Nie ma co oszukiwać – arbiter z Częstochowy nie powinien od dawna (!) prowadzić jakichkolwiek spotkań ekstraligi. Wiadomo, że sędzia też człowiek, może się pomylić. Problem w tym, że Artur Kuśmierz robi to nagminnie. Jeszcze kilka lat temu był on uważany za jednego z lepszych w ekstralidze. Trudno jednak stawiać go teraz na szczycie listy.

Wpadek było wiele. Swego czasu dopuścił on do spotkania Kaia Huckenbecka, który… nie miał odpowiedniej licencji, by w ogóle jeździć w spotkaniu polskiej ligi. Rok po tej sytuacji najpierw o mało co nie został zlinczowany przez kibiców ROW-u Rybnik za błędy w meczu z Unią Leszno.

Kilka miesięcy później w innym spotkaniu dopuścił do startu Artioma Łagutę, którego motocykl mógł powodować zagrożenie dla zdrowia innych żużlowców (osłona łańcucha sprzęgłowego była za duża, co w przypadku upadku innego zawodnika i trafieniu w tę przestrzeń mogło doprowadzić do poważnych konsekwencji zdrowotnych).

Kontrowersji nie uniknął też podczas cyklu Grand Prix, gdy wykluczył Taia Woffindena za przekroczenie dwóch minut, jakie zawodnicy mają na przygotowanie do startu, za co brytyjscy kibice także chcieli go zlinczować. Sytuacje można mnożyć. Rok temu popełnił fatalny błąd w starciu… Unii ze Stalą, a kolejkę później gorzowian z Motorem Lublin.
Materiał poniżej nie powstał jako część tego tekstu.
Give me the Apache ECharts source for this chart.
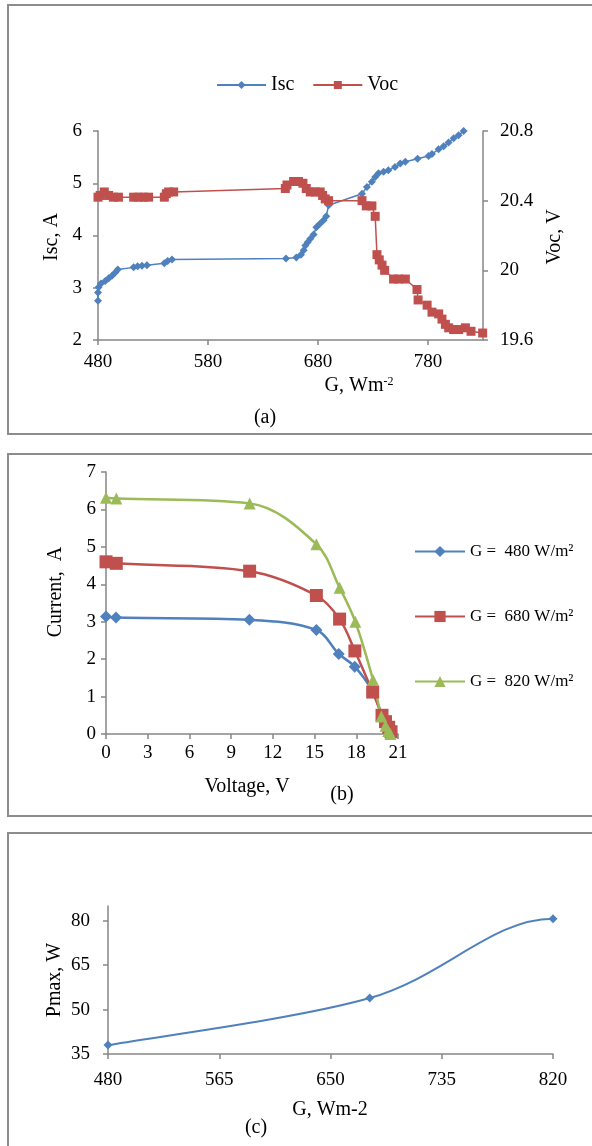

Wówczas odsunięto go na moment od prowadzenia spotkań. Co stało się później? Tak! Kolejne błędy, w tym w półfinale ekstraligi.

Nowy sezon rozpoczął od błędu we Wrocławiu, gdzie wykluczył Jacka Holdera, choć powinien Gleba Czugunowa, który ostro przyblokował Australijczyka, co doprowadziło do jego upadku. W niedzielę zrobił jednak „wielbłąda”. Na ostatnim okrążeniu 15 biegu rywalizacji Unii ze Stalą doszło do zderzenia Piotra Pawlickiego i Szymona Woźniaka, co spowodowało upadek tego drugiego. Sędzia nie przerwał gonitwy.

Zwyciężył Bartosz Zmarzlik przed Januszem Kołodziejem, co w ostatecznym rozrachunku dało podział punktów. Problem w tym, że sędzia powinien przyznać zwycięstwo zawodnikowi Unii. W momencie zderzenia Pawlickiego i Woźniaka pierwszy był Kołodziej. Zgodnie z artykułem 92 pkt. 2 regulaminu w tej konkretnej sytuacji układ miejsc powinien zostać zapisany taki jak w momencie upadku jednego z zawodników.

Co za tym idzie, sędzia Kuśmierz popełnił kardynalny błąd pozbawiając Unię zwycięstwa. Można teraz domniemywać czy to wynik stresu, czy braku znajomości zasad, czego powinno wymagać się od arbitra. Nie zmienia to jednak faktu, że wpuszczanie na wieżyczkę sędziowską Kuśmierza powinno zostać konstytucyjnie zakazane. Dla sędziego popełniającego tak wiele rażących błędów w ciągu ostatnich lat nie powinno być miejsca na stadionach żużlowych.